Data warehouse layering: ODS -> DWD -> DWS, showing a layered warehouse design.
No manual intervention: The system handles scheduling, incremental optimization, and dependency propagation automatically.

FAQ

Q: What is the difference between incremental computing and materialized views?

Feature	Dynamic Table (Incremental Computing)	Materialized View
Design Goal	Build multi-layer data pipelines	Transparently improve single-table query performance
Query Rewrite	Does not automatically rewrite queries; must explicitly reference	Optimizer automatically rewrites queries to use MV
Data Sources	Supports complex queries such as multi-table JOIN, UNION	Only supports single table
Refresh Method	Incremental refresh, only processes Delta	Full or incremental (limited)
Applicable Scenarios	ETL pipelines, data warehouse layering	Accelerating specific queries

Q: How to confirm whether a refresh is incremental or full?

SHOW DYNAMIC TABLE REFRESH HISTORY WHERE name = 'dt_name' LIMIT 10;

Check the refresh mode and duration in the output. If a refresh takes much longer than usual, a full refresh may have been triggered.

Q: What happens to downstream Dynamic Tables after a full refresh?

Downstream Dynamic Tables detect the upstream full refresh and adapt during their next refresh. If all upstream data changes, downstream computation may also be close to a full computation.

Q: How to avoid unnecessary full refreshes?

Ensure data_retention_days is long enough to prevent source table historical versions from expiring.
Avoid using non-deterministic functions in Dynamic Table SQL.
Before modifying SQL definitions, evaluate whether the change is necessary.
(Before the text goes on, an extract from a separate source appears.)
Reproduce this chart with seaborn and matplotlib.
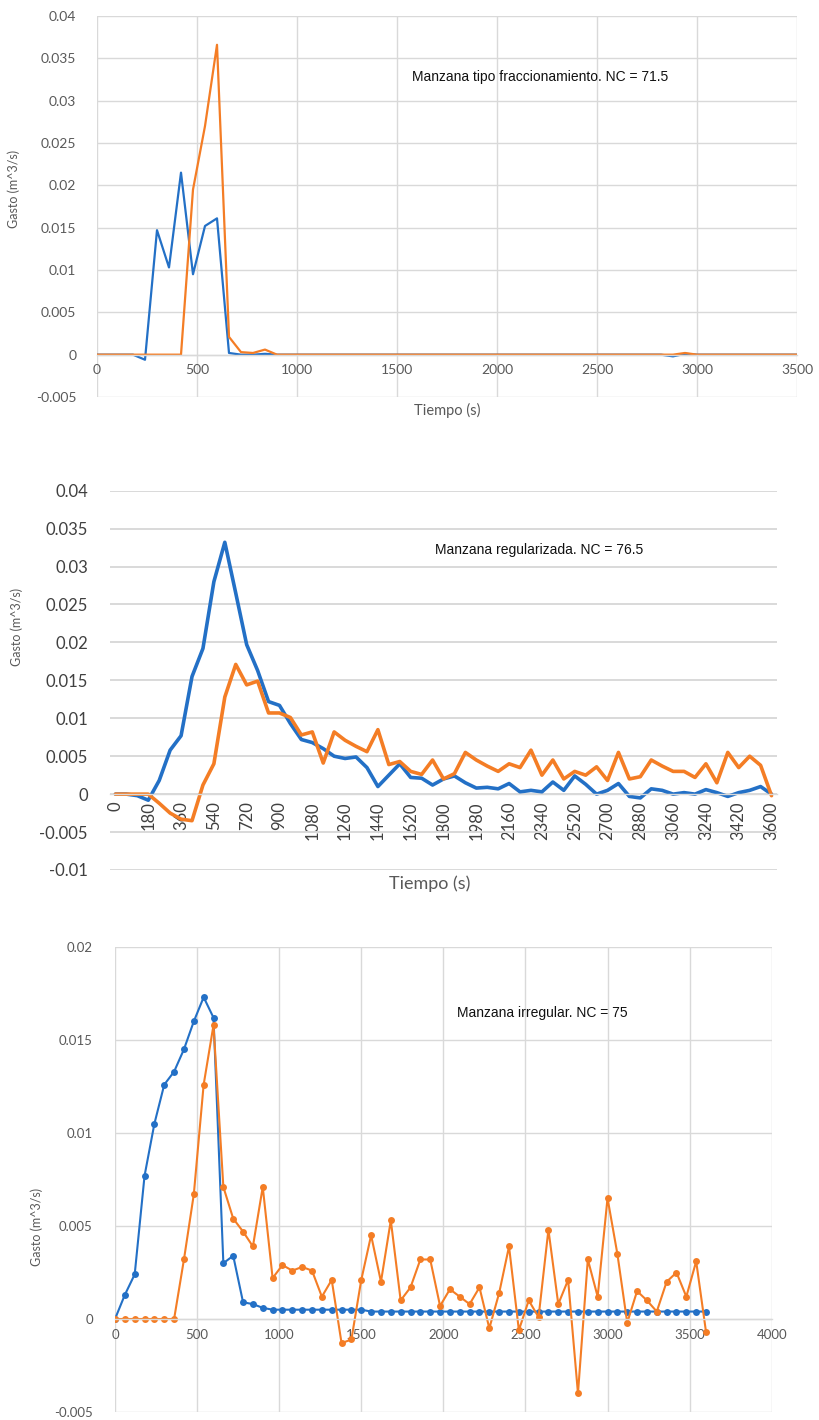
import numpy as np
import pandas as pd
import matplotlib
matplotlib.use("Agg")
import matplotlib.pyplot as plt
from matplotlib.ticker import FuncFormatter, MultipleLocator
import seaborn as sns

sns.set_theme(style="white")
plt.rcParams["font.family"] = ["Lato", "DejaVu Sans"]

BLUE = "#2370C6"
ORANGE = "#F47D25"
GRID = "#D9D9D9"
TICK = "#595959"

# ---- time axis (s), one reading every 60 s ----
tiempo = np.arange(0, 3601, 60)

# ---- Manzana tipo fraccionamiento, NC = 71.5 ----
frac_azul = [
    0, 0, 0, 0, -0.0006, 0.0147, 0.0103, 0.0215, 0.0095, 0.0152,
    0.0161, 0.0002, 0, 0, 0.0001, 0, 0, 0, 0, 0,
    0, 0, 0, 0, 0, 0, 0, 0, 0, 0,
    0, 0, 0, 0, 0, 0, 0, 0, 0, 0,
    0, 0, 0, 0, 0, 0, 0, 0, -0.0002, 0.0001,
    0, 0, 0, 0, 0, 0, 0, 0, 0, 0,
    0,
]
frac_naranja = [
    0, 0, 0, 0, 0, 0, 0, 0, 0.0195, 0.0270,
    0.0366, 0.0021, 0.0003, 0.0002, 0.0006, 0, 0, 0, 0, 0,
    0, 0, 0, 0, 0, 0, 0, 0, 0, 0,
    0, 0, 0, 0, 0, 0, 0, 0, 0, 0,
    0, 0, 0, 0, 0, 0, 0, 0, 0, 0.0002,
    0, 0, 0, 0, 0, 0, 0, 0, 0, 0,
    0,
]

# ---- Manzana regularizada, NC = 76.5 ----
reg_azul = [
    0, 0, -0.0002, -0.0008, 0.0018, 0.0058, 0.0077, 0.0155, 0.0192, 0.0280,
    0.0332, 0.0265, 0.0197, 0.0163, 0.0122, 0.0117, 0.0093, 0.0072, 0.0068, 0.0060,
    0.0050, 0.0047, 0.0049, 0.0035, 0.0010, 0.0025, 0.0040, 0.0022, 0.0021, 0.0012,
    0.0020, 0.0024, 0.0015, 0.0008, 0.0009, 0.0007, 0.0014, 0.0003, 0.0005, 0.0003,
    0.0016, 0.0005, 0.0024, 0.0013, 0.0000, 0.0005, 0.0014, -0.0003, -0.0005, 0.0007,
    0.0005, 0.0000, 0.0002, 0.0000, 0.0006, 0.0002, -0.0003, 0.0002, 0.0005, 0.0010,
    0.0000,
]
reg_naranja = [
    0, 0, 0, 0, -0.0012, -0.0025, -0.0033, -0.0035, 0.0012, 0.0040,
    0.0128, 0.0171, 0.0144, 0.0149, 0.0107, 0.0107, 0.0101, 0.0078, 0.0082, 0.0041,
    0.0082, 0.0071, 0.0063, 0.0056, 0.0085, 0.0039, 0.0043, 0.0030, 0.0026, 0.0045,
    0.0020, 0.0027, 0.0055, 0.0045, 0.0037, 0.0030, 0.0040, 0.0035, 0.0058, 0.0025,
    0.0045, 0.0020, 0.0030, 0.0025, 0.0036, 0.0018, 0.0055, 0.0020, 0.0023, 0.0045,
    0.0037, 0.0030, 0.0030, 0.0022, 0.0040, 0.0015, 0.0055, 0.0035, 0.0050, 0.0038,
    -0.0002,
]
reg_etiquetas = [str(t) for t in range(0, 3601, 180)]

# ---- Manzana irregular, NC = 75 ----
irr_azul = [
    0, 0.0013, 0.0024, 0.0077, 0.0105, 0.0126, 0.0133, 0.0145, 0.0160, 0.0173,
    0.0162, 0.0030, 0.0034, 0.0009, 0.0008, 0.0006, 0.0005, 0.0005, 0.0005, 0.0005,
    0.0005, 0.0005, 0.0005, 0.0005, 0.0005, 0.0005, 0.0004, 0.0004, 0.0004, 0.0004,
    0.0004, 0.0004, 0.0004, 0.0004, 0.0004, 0.0004, 0.0004, 0.0004, 0.0004, 0.0004,
    0.0004, 0.0004, 0.0004, 0.0004, 0.0004, 0.0004, 0.0004, 0.0004, 0.0004, 0.0004,
    0.0004, 0.0004, 0.0004, 0.0004, 0.0004, 0.0004, 0.0004, 0.0004, 0.0004, 0.0004,
    0.0004,
]
irr_naranja = [
    0, 0, 0, 0, 0, 0, 0, 0.0032, 0.0067, 0.0126,
    0.0158, 0.0071, 0.0054, 0.0047, 0.0039, 0.0071, 0.0022, 0.0029, 0.0026, 0.0028,
    0.0026, 0.0012, 0.0021, -0.0013, -0.0011, 0.0021, 0.0045, 0.0020, 0.0053, 0.0010,
    0.0017, 0.0032, 0.0032, 0.0007, 0.0016, 0.0012, 0.0008, 0.0017, -0.0005, 0.0014,
    0.0039, -0.0006, 0.0010, 0.0001, 0.0048, 0.0008, 0.0021, -0.0040, 0.0032, 0.0012,
    0.0065, 0.0035, -0.0002, 0.0015, 0.0010, 0.0004, 0.0020, 0.0025, 0.0012, 0.0031,
    -0.0007,
]


def general_fmt(v, _pos=None):
    v = round(v, 4)
    if abs(v) < 1e-12:
        return "0"
    return f"{v:g}"


def tidy(ax):
    # the category axis sits on the zero line; moving the spine resets the ticks,
    # so this runs before any tick styling
    for side in ("top", "right", "left"):
        ax.spines[side].set_visible(False)
    ax.spines["bottom"].set_position(("data", 0))
    ax.spines["bottom"].set_color(GRID)
    ax.spines["bottom"].set_linewidth(1.0)
    ax.yaxis.set_major_formatter(FuncFormatter(general_fmt))
    ax.set_axisbelow(True)


fig = plt.figure(figsize=(8.2, 14.2), dpi=100)
W, H = 820.0, 1420.0


def axes_px(left, top, right, bottom):
    return fig.add_axes([left / W, 1 - bottom / H, (right - left) / W, (bottom - top) / H])


ANNOT_FONT = ["Liberation Sans", "DejaVu Sans"]

# ================= Panel 1 =================
ax1 = axes_px(97, 16, 797, 397)
df1 = pd.DataFrame({"t": tiempo, "azul": frac_azul, "naranja": frac_naranja})
sns.lineplot(data=df1, x="t", y="azul", ax=ax1, color=BLUE, lw=1.6)
sns.lineplot(data=df1, x="t", y="naranja", ax=ax1, color=ORANGE, lw=1.6)
tidy(ax1)
ax1.set_xlim(0, 3500)
ax1.set_ylim(-0.005, 0.04)
ax1.xaxis.set_major_locator(MultipleLocator(500))
ax1.yaxis.set_major_locator(MultipleLocator(0.005))
ax1.grid(True, color=GRID, lw=1.0)
ax1.tick_params(axis="both", length=0, labelsize=10, labelcolor=TICK)
ax1.tick_params(axis="x", pad=7)
ax1.tick_params(axis="y", pad=15)
ax1.set_xlabel("Tiempo (s)", fontsize=10.5, color=TICK)
ax1.xaxis.set_label_coords(0.5, -0.015)
ax1.set_ylabel("Gasto (m^3/s)", fontsize=9, color=TICK)
ax1.yaxis.set_label_coords(-0.11, 0.545)
ax1.text(0.45, 0.841, "Manzana tipo fraccionamiento. NC = 71.5", transform=ax1.transAxes,
         family=ANNOT_FONT, fontsize=10, color="#111111", va="center")

# ================= Panel 2 =================
ax2 = axes_px(110, 490.7, 777, 870)
df2 = pd.DataFrame({"t": tiempo, "azul": reg_azul, "naranja": reg_naranja})
sns.lineplot(data=df2, x="t", y="azul", ax=ax2, color=BLUE, lw=2.6)
sns.lineplot(data=df2, x="t", y="naranja", ax=ax2, color=ORANGE, lw=2.6)
tidy(ax2)
ax2.set_xlim(-30, 3630)
ax2.set_ylim(-0.01, 0.04)
ax2.set_xticks([int(s) for s in reg_etiquetas])
ax2.set_xticklabels(reg_etiquetas)
ax2.yaxis.set_major_locator(MultipleLocator(0.005))
ax2.grid(True, axis="y", color=GRID, lw=1.4)
ax2.grid(False, axis="x")
ax2.tick_params(axis="both", length=0, labelsize=12, labelcolor="#404040")
ax2.tick_params(axis="x", pad=5, labelrotation=90)
ax2.tick_params(axis="y", pad=16)
ax2.set_xlabel("Tiempo (s)", fontsize=13, color=TICK)
ax2.xaxis.set_label_coords(0.48, -0.015)
ax2.set_ylabel("Gasto (m^3/s)", fontsize=9, color=TICK)
ax2.yaxis.set_label_coords(-0.13, 0.64)
ax2.text(0.487, 0.8437, "Manzana regularizada. NC = 76.5", transform=ax2.transAxes,
         family=ANNOT_FONT, fontsize=10, color="#111111", va="center")

# ================= Panel 3 =================
ax3 = axes_px(115, 947, 771.7, 1412)
df3 = pd.DataFrame({"t": tiempo, "azul": irr_azul, "naranja": irr_naranja})
sns.lineplot(data=df3, x="t", y="azul", ax=ax3, color=BLUE, lw=1.5,
             marker="o", markersize=5, markeredgewidth=0)
sns.lineplot(data=df3, x="t", y="naranja", ax=ax3, color=ORANGE, lw=1.5,
             marker="o", markersize=5, markeredgewidth=0)
tidy(ax3)
ax3.set_xlim(0, 4000)
ax3.set_ylim(-0.005, 0.02)
ax3.xaxis.set_major_locator(MultipleLocator(500))
ax3.yaxis.set_major_locator(MultipleLocator(0.005))
ax3.grid(True, color=GRID, lw=1.0)
ax3.tick_params(axis="both", length=0, labelsize=9.5, labelcolor=TICK)
ax3.tick_params(axis="x", pad=7)
ax3.tick_params(axis="y", pad=16)
ax3.set_xlabel("")
ax3.set_ylabel("Gasto (m^3/s)", fontsize=9, color=TICK)
ax3.yaxis.set_label_coords(-0.11, 0.398)
ax3.text(0.5208, 0.858, "Manzana irregular. NC = 75", transform=ax3.transAxes,
         family=ANNOT_FONT, fontsize=10, color="#111111", va="center")

fig.savefig("out.png", dpi=100, facecolor="white")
Q: Can incremental computing guarantee Exactly-Once semantics?

Yes. Based on MVCC version management, each refresh uses a specific source table version checkpoint. After fault recovery, recomputation can start from the last checkpoint, keeping results consistent with full computation.